How Healthcare Leaders Can Successfully Navigate Crisis Situations
When crisis situations arise in a healthcare environment, they can pose significant threats to patient safety, employee well-being and overall operations. Swift, responsible crisis management is essential, and healthcare leaders must be prepared to respond appropriately.
Just like the nuance in medical diagnoses, no two crisis scenarios are exactly alike. This means leaders have to be adaptable in their approach.
Here are the qualities and skills leaders should harness to successfully navigate their organizations through any crisis.
Understanding Crisis Situations
Crises in healthcare each have their own challenges and considerations and come in many forms.
Natural Disasters: Floods, hurricanes, earthquakes and other intense weather phenomena can upend operations. Notably, the wildfires on Maui last year that devastated the island caused widespread disruption to healthcare services.
Pandemics: Probably the most pressing on the minds of most citizens are pandemic-related crises. Outside of Covid-19, flu season and other seasonal outbreaks can cause strain on medical facilities.
Technological Failures: The unfortunate uptick in cyberattacks has cost many organizations time, money and other setbacks.
Human Resource Challenges: Shortages of healthcare workers, burnout and other gaps in employee coverage can critically impact patient care.
The effects of various crises on healthcare organizations are vast and can severely hinder healthcare systems.
Effective Crisis Leadership Qualities
When a crisis occurs, leaders have to balance immediate action with long-term recovery efforts. Traits that serve leaders well during these tumultuous times include:
Decision-Making Under Pressure: It’s no secret unforeseen situations cause extreme pressure on the leaders who navigate them. Taking bits of information and piecing them together to make informed decisions conveys strength and stability during times that are anything but.
Communication Skills: Especially in a crisis scenario, communication is critical. Keeping stakeholders, patients, staff and other necessary parties informed and updated can ease anxiety and mitigate further headaches.
Empathy And Emotional Intelligence: Healthcare is a balance of being rational and emotional. Crises within the industry are no different. Leaders must remain sensitive to the emotional and psychological impacts that might occur while continuing to remain objective and make thoughtful decisions.
Strategic Thinking: It’s one thing to put out the immediate fire. It’s another to see the long-term implications of a crisis and how your actions affect that. While they aren’t mind-readers, leaders must be able to anticipate in some form how decisions will play out.

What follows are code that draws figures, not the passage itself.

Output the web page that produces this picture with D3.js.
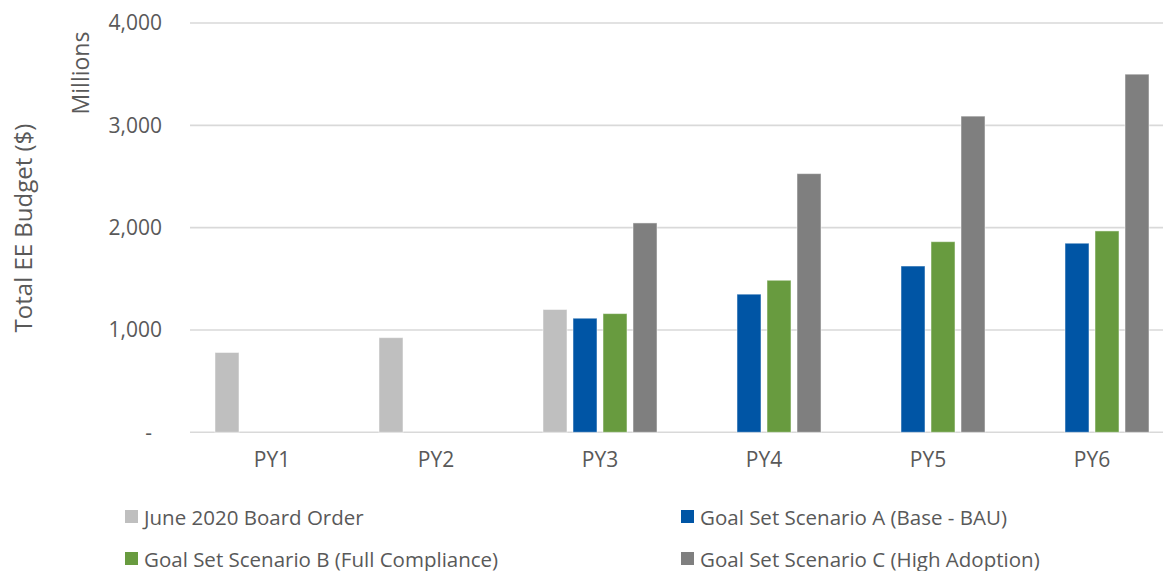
<!DOCTYPE html>
<html>
<head>
<meta charset="utf-8">
<script src="https://cdn.jsdelivr.net/npm/d3@7"></script>
<style>
  html, body { margin: 0; padding: 0; background: #fff; }
  svg { display: block; }
  text { font-family: "Open Sans", sans-serif; fill: #595959; }
</style>
</head>
<body>
<svg id="chart" width="1163" height="571"></svg>
<script>
const categories = ["PY1", "PY2", "PY3", "PY4", "PY5", "PY6"];
const seriesNames = [
  "June 2020 Board Order",
  "Goal Set Scenario A (Base - BAU)",
  "Goal Set Scenario B (Full Compliance)",
  "Goal Set Scenario C (High Adoption)"
];
const juneBoardOrder = [780, 925, 1200, null, null, null];
const scenarioA = [null, null, 1115, 1350, 1625, 1848];
const scenarioB = [null, null, 1160, 1486, 1863, 1968];
const scenarioC = [null, null, 2046, 2528, 3090, 3500];
const yTicks = [0, 1000, 2000, 3000, 4000];
const colors = ["#BFBFBF", "#0055A5", "#689B3F", "#7F7F7F"];

const allSeries = [juneBoardOrder, scenarioA, scenarioB, scenarioC];
const svg = d3.select("#chart");

const x = d3.scaleBand().domain(categories).range([190, 1174]).padding(0);
const xInner = d3.scaleBand().domain(d3.range(4)).range([0, x.bandwidth()])
  .paddingInner(0.2).paddingOuter(0.833);
const y = d3.scaleLinear().domain([0, 4000]).range([432.3, 23]);

// gridlines
svg.append("g").selectAll("line").data(yTicks).join("line")
  .attr("x1", 190).attr("x2", 1174)
  .attr("y1", d => y(d)).attr("y2", d => y(d))
  .attr("stroke", "#D9D9D9").attr("stroke-width", 1.6);

// y axis labels
const yAxis = d3.axisLeft(y).tickValues(yTicks).tickSize(0).tickPadding(0)
  .tickFormat(d => d === 0 ? "-" : d3.format(",")(d));
const yg = svg.append("g").attr("transform", "translate(162,0)").call(yAxis);
yg.select(".domain").remove();
yg.selectAll("text").attr("font-size", 21).attr("fill", "#595959")
  .attr("font-family", "Open Sans")
  .attr("dx", d => d === 0 ? -10 : 0);

// x axis labels
const xAxis = d3.axisBottom(x).tickSize(0).tickPadding(0);
const xg = svg.append("g").attr("transform", "translate(0,452)").call(xAxis);
xg.select(".domain").remove();
xg.selectAll("text").attr("font-size", 21).attr("fill", "#595959")
  .attr("font-family", "Open Sans");

// bars
const barData = [];
categories.forEach((c, i) => {
  allSeries.forEach((s, k) => {
    if (s[i] != null) barData.push({cat: c, k: k, v: s[i]});
  });
});
svg.append("g").selectAll("rect").data(barData).join("rect")
  .attr("x", d => x(d.cat) + xInner(d.k))
  .attr("width", xInner.bandwidth())
  .attr("y", d => y(d.v))
  .attr("height", d => y(0) - y(d.v))
  .attr("fill", d => colors[d.k])
  .attr("stroke", "rgba(255,255,255,0.5)").attr("stroke-width", 1);

// axis titles
svg.append("text")
  .attr("transform", "translate(22,228) rotate(-90)")
  .attr("text-anchor", "middle").attr("dominant-baseline", "central")
  .attr("font-size", 24).text("Total EE Budget ($)");
svg.append("text")
  .attr("transform", "translate(80,73) rotate(-90)")
  .attr("text-anchor", "middle").attr("dominant-baseline", "central")
  .attr("font-size", 23).text("Millions");

// legend
const legendPos = [[125, 510], [681, 510], [125, 552], [681, 552]];
const lg = svg.append("g");
seriesNames.forEach((name, k) => {
  const [lx, ly] = legendPos[k];
  lg.append("rect").attr("x", lx).attr("y", ly).attr("width", 13).attr("height", 13)
    .attr("fill", colors[k]);
  lg.append("text").attr("x", lx + 19).attr("y", ly + 6.5)
    .attr("dominant-baseline", "central").attr("font-size", 20.5).text(name);
});
</script>
</body>
</html>
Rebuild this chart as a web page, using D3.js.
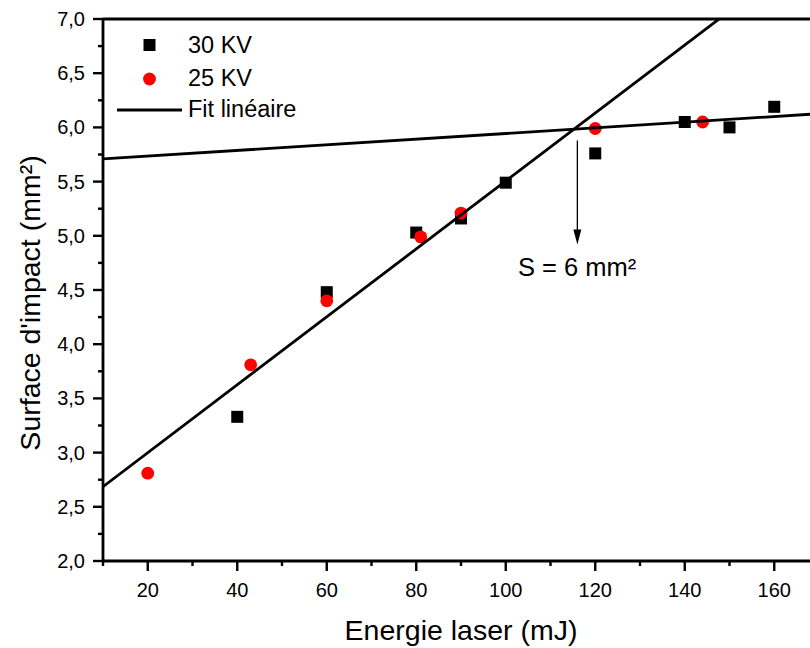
<!DOCTYPE html>
<html>
<head>
<meta charset="utf-8">
<script src="https://cdn.jsdelivr.net/npm/d3@7"></script>
<style>
  html, body { margin: 0; padding: 0; background: #fff; }
  svg { display: block; font-family: "Liberation Sans", Arial, sans-serif; }
</style>
</head>
<body>
<svg id="chart" width="810" height="648"></svg>
<script>
// ---- Data ----
const energy30 = [40, 60, 80, 90, 100, 120, 140, 150, 160];
const surface30 = [3.33, 4.48, 5.03, 5.16, 5.49, 5.76, 6.05, 6.00, 6.19];
const energy25 = [20, 43, 60, 81, 90, 120, 144];
const surface25 = [2.81, 3.81, 4.40, 4.99, 5.21, 5.99, 6.05];
// linear fits: [intercept, slope]
const fitSteep = [2.372, 0.03134];
const fitFlat = [5.683, 0.002608];
const fitRange = [10, 170];
const xMajorTicks = [20, 40, 60, 80, 100, 120, 140, 160];
const xMinorTicks = [10, 30, 50, 70, 90, 110, 130, 150, 170];
const yMajorTicks = [2.0, 2.5, 3.0, 3.5, 4.0, 4.5, 5.0, 5.5, 6.0, 6.5, 7.0];
const yMinorTicks = [2.25, 2.75, 3.25, 3.75, 4.25, 4.75, 5.25, 5.75, 6.25, 6.75];
const arrowX = [116];
const arrowY = [5.88, 4.92];
const annotation = ["S = 6 mm²"];
const legendLabels = ["30 KV", "25 KV", "Fit linéaire"];
const xTitle = "Energie laser (mJ)";
const yTitle = "Surface d'impact (mm²)";

// ---- Layout ----
const svg = d3.select("#chart");
const x = d3.scaleLinear().domain([10, 170]).range([103, 819]);
const y = d3.scaleLinear().domain([2, 7]).range([561, 19]);
const fmt = v => d3.format(".1f")(v).replace(".", ",");

svg.append("defs").append("clipPath").attr("id", "clip")
  .append("rect").attr("x", 103).attr("y", 19).attr("width", 716).attr("height", 542);

// markers
const g = svg.append("g").attr("clip-path", "url(#clip)");
g.selectAll("rect.s30").data(energy30.map((e, i) => [e, surface30[i]]))
  .enter().append("rect").attr("class", "s30")
  .attr("x", d => x(d[0]) - 6).attr("y", d => y(d[1]) - 6)
  .attr("width", 12).attr("height", 12).attr("fill", "#000");
g.selectAll("circle.s25").data(energy25.map((e, i) => [e, surface25[i]]))
  .enter().append("circle").attr("class", "s25")
  .attr("cx", d => x(d[0])).attr("cy", d => y(d[1])).attr("r", 6.4).attr("fill", "#ff0000");

// fit lines
[fitSteep, fitFlat].forEach(f => {
  g.append("line")
    .attr("x1", x(fitRange[0])).attr("y1", y(f[0] + f[1] * fitRange[0]))
    .attr("x2", x(fitRange[1])).attr("y2", y(f[0] + f[1] * fitRange[1]))
    .attr("stroke", "#000").attr("stroke-width", 2.8);
});

// arrow
svg.append("line")
  .attr("x1", x(arrowX[0])).attr("x2", x(arrowX[0]))
  .attr("y1", y(arrowY[0])).attr("y2", y(arrowY[1]) - 10)
  .attr("stroke", "#000").attr("stroke-width", 1.3);
const ax = x(arrowX[0]), ay = y(arrowY[1]);
svg.append("path")
  .attr("d", `M${ax - 4},${ay - 15} L${ax + 4},${ay - 15} L${ax},${ay} Z`)
  .attr("fill", "#000");
svg.append("text").attr("x", 518).attr("y", 276)
  .attr("font-size", 25.5).attr("fill", "#000").text(annotation[0]);

// axes
const axisG = svg.append("g");
axisG.append("line").attr("x1", 103).attr("x2", 819).attr("y1", 561).attr("y2", 561)
  .attr("stroke", "#000").attr("stroke-width", 2.8);
axisG.append("line").attr("x1", 103).attr("x2", 819).attr("y1", 19).attr("y2", 19)
  .attr("stroke", "#000").attr("stroke-width", 2.8);
axisG.append("line").attr("x1", 103).attr("x2", 103).attr("y1", 19).attr("y2", 561)
  .attr("stroke", "#000").attr("stroke-width", 2.8);

axisG.selectAll("line.xmaj").data(xMajorTicks).enter().append("line")
  .attr("x1", d => x(d)).attr("x2", d => x(d)).attr("y1", 561).attr("y2", 571)
  .attr("stroke", "#000").attr("stroke-width", 2.4);
axisG.selectAll("line.xmin").data(xMinorTicks).enter().append("line")
  .attr("x1", d => x(d)).attr("x2", d => x(d)).attr("y1", 561).attr("y2", 566)
  .attr("stroke", "#000").attr("stroke-width", 2.4);
axisG.selectAll("text.xl").data(xMajorTicks).enter().append("text")
  .attr("x", d => x(d)).attr("y", 597).attr("text-anchor", "middle")
  .attr("font-size", 20).text(d => d);

axisG.selectAll("line.ymaj").data(yMajorTicks).enter().append("line")
  .attr("x1", 93).attr("x2", 103).attr("y1", d => y(d)).attr("y2", d => y(d))
  .attr("stroke", "#000").attr("stroke-width", 2.4);
axisG.selectAll("line.ymin").data(yMinorTicks).enter().append("line")
  .attr("x1", 98).attr("x2", 103).attr("y1", d => y(d)).attr("y2", d => y(d))
  .attr("stroke", "#000").attr("stroke-width", 2.4);
axisG.selectAll("text.yl").data(yMajorTicks).enter().append("text")
  .attr("x", 85).attr("y", d => y(d) + 7).attr("text-anchor", "end")
  .attr("font-size", 20).text(d => fmt(d));

// axis titles
svg.append("text").attr("x", 461).attr("y", 640).attr("text-anchor", "middle")
  .attr("font-size", 28.5).text(xTitle);
svg.append("text").attr("transform", "translate(40,303) rotate(-90)")
  .attr("text-anchor", "middle").attr("font-size", 28.5).text(yTitle);

// legend
const lg = svg.append("g");
lg.append("rect").attr("x", 143.5).attr("y", 39).attr("width", 12).attr("height", 12).attr("fill", "#000");
lg.append("circle").attr("cx", 149.5).attr("cy", 79).attr("r", 6.4).attr("fill", "#ff0000");
lg.append("line").attr("x1", 117).attr("x2", 182).attr("y1", 110).attr("y2", 110)
  .attr("stroke", "#000").attr("stroke-width", 2.8);
lg.selectAll("text").data(legendLabels).enter().append("text")
  .attr("x", 188).attr("y", (d, i) => [53, 86, 117][i])
  .attr("font-size", 23.5).text(d => d);
</script>
</body>
</html>
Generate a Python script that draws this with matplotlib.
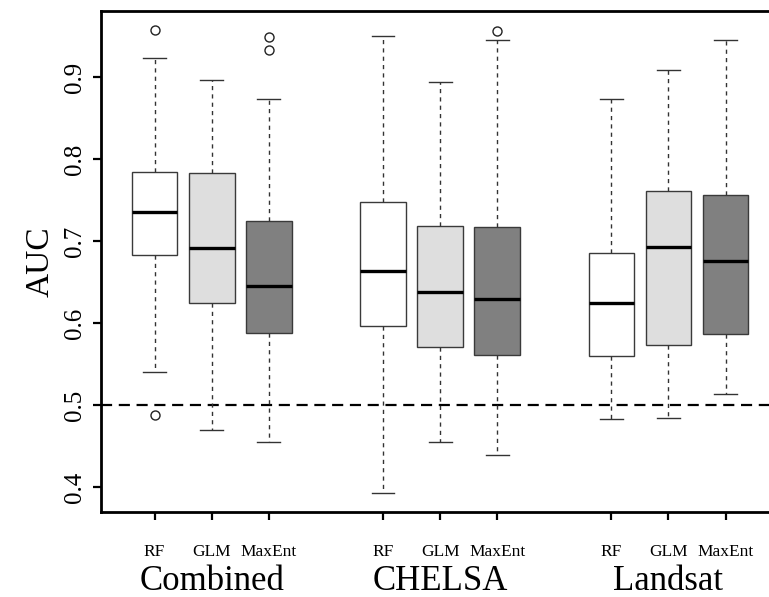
import matplotlib
matplotlib.use("Agg")
import matplotlib.pyplot as plt
import matplotlib.transforms as mtransforms

plt.rcParams['font.family'] = ['Liberation Serif', 'DejaVu Serif']

# Werte
gruppen = ['Combined', 'CHELSA', 'Landsat']
modelle = ['RF', 'GLM', 'MaxEnt']
positionen = [1, 2, 3, 5, 6, 7, 9, 10, 11]
farben = ['white', '#dedede', '#808080'] * 3

unterer_whisker = [0.540, 0.470, 0.455, 0.392, 0.455, 0.439, 0.483, 0.484, 0.513]
q1 = [0.683, 0.624, 0.588, 0.596, 0.571, 0.561, 0.560, 0.573, 0.587]
median = [0.736, 0.692, 0.645, 0.663, 0.638, 0.629, 0.624, 0.693, 0.676]
q3 = [0.785, 0.783, 0.725, 0.748, 0.719, 0.717, 0.686, 0.761, 0.756]
oberer_whisker = [0.923, 0.897, 0.874, 0.951, 0.894, 0.945, 0.873, 0.909, 0.945]
ausreisser = [[0.958, 0.488], [], [0.949, 0.933], [], [], [0.956], [], [], []]

stats = []
for i in range(len(positionen)):
    stats.append({'whislo': unterer_whisker[i], 'q1': q1[i], 'med': median[i],
                  'q3': q3[i], 'whishi': oberer_whisker[i], 'fliers': ausreisser[i]})

fig = plt.figure(figsize=(7.69, 5.97), dpi=100)
ax = fig.add_axes([0.1313, 0.1419, 0.882, 0.8397])

bp = ax.bxp(stats, positions=positionen, widths=0.8, patch_artist=True,
            capwidths=0.4,
            boxprops=dict(edgecolor='#3a3a3a', linewidth=1.0),
            medianprops=dict(color='black', linewidth=2.4, solid_capstyle='butt'),
            whiskerprops=dict(color='#333333', linewidth=1.0, linestyle=(0, (3, 3))),
            capprops=dict(color='#333333', linewidth=1.0),
            flierprops=dict(marker='o', markerfacecolor='none', markeredgecolor='#222222',
                            markersize=6.5, markeredgewidth=1.0))
for patch, farbe in zip(bp['boxes'], farben):
    patch.set_facecolor(farbe)

# Zufallsgrenze
ax.axhline(0.5, color='black', linewidth=1.6, linestyle=(0, (5, 3)), zorder=0.5)

ax.set_xlim(0.06, 11.94)
ax.set_ylim(0.369, 0.981)

ax.set_yticks([0.4, 0.5, 0.6, 0.7, 0.8, 0.9])
ax.set_yticklabels(['0.4', '0.5', '0.6', '0.7', '0.8', '0.9'], rotation=90, va='center')
ax.set_xticks(positionen)
ax.set_xticklabels(modelle * 3)
ax.tick_params(axis='y', labelsize=18, length=6, width=1.6, pad=5)
ax.tick_params(axis='x', labelsize=12.5, length=6, width=1.6, pad=17)

for seite in ['left', 'bottom', 'top', 'right']:
    ax.spines[seite].set_linewidth(2.0)

ax.set_ylabel('AUC', fontsize=24, labelpad=6)

trans = mtransforms.blended_transform_factory(ax.transData, ax.transAxes)
for k, name in enumerate(gruppen):
    mitte = sum(positionen[3 * k:3 * k + 3]) / 3
    ax.text(mitte, -0.155, name, transform=trans, ha='center', va='baseline', fontsize=25)

fig.savefig('out.png', dpi=100)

How Leaders Can Prepare For Crisis Situations
While no healthcare leader wants to undergo a crisis, it pays to be prepared for when one does happen.
It starts by promoting a culture of communication and transparency from the get-go — not tolerating secrecy and cover-ups. Leaders who foster open communication, feedback and sharing are establishing good habits while also mitigating the fallout of crises before they start.
Further, having proper workflows in place helps. Employees feel supported, and everyone in the organization knows who to go to in the event of an emergency. Having appropriate channels in place allows for efficient allocation of resources and bolsters a resilient workforce.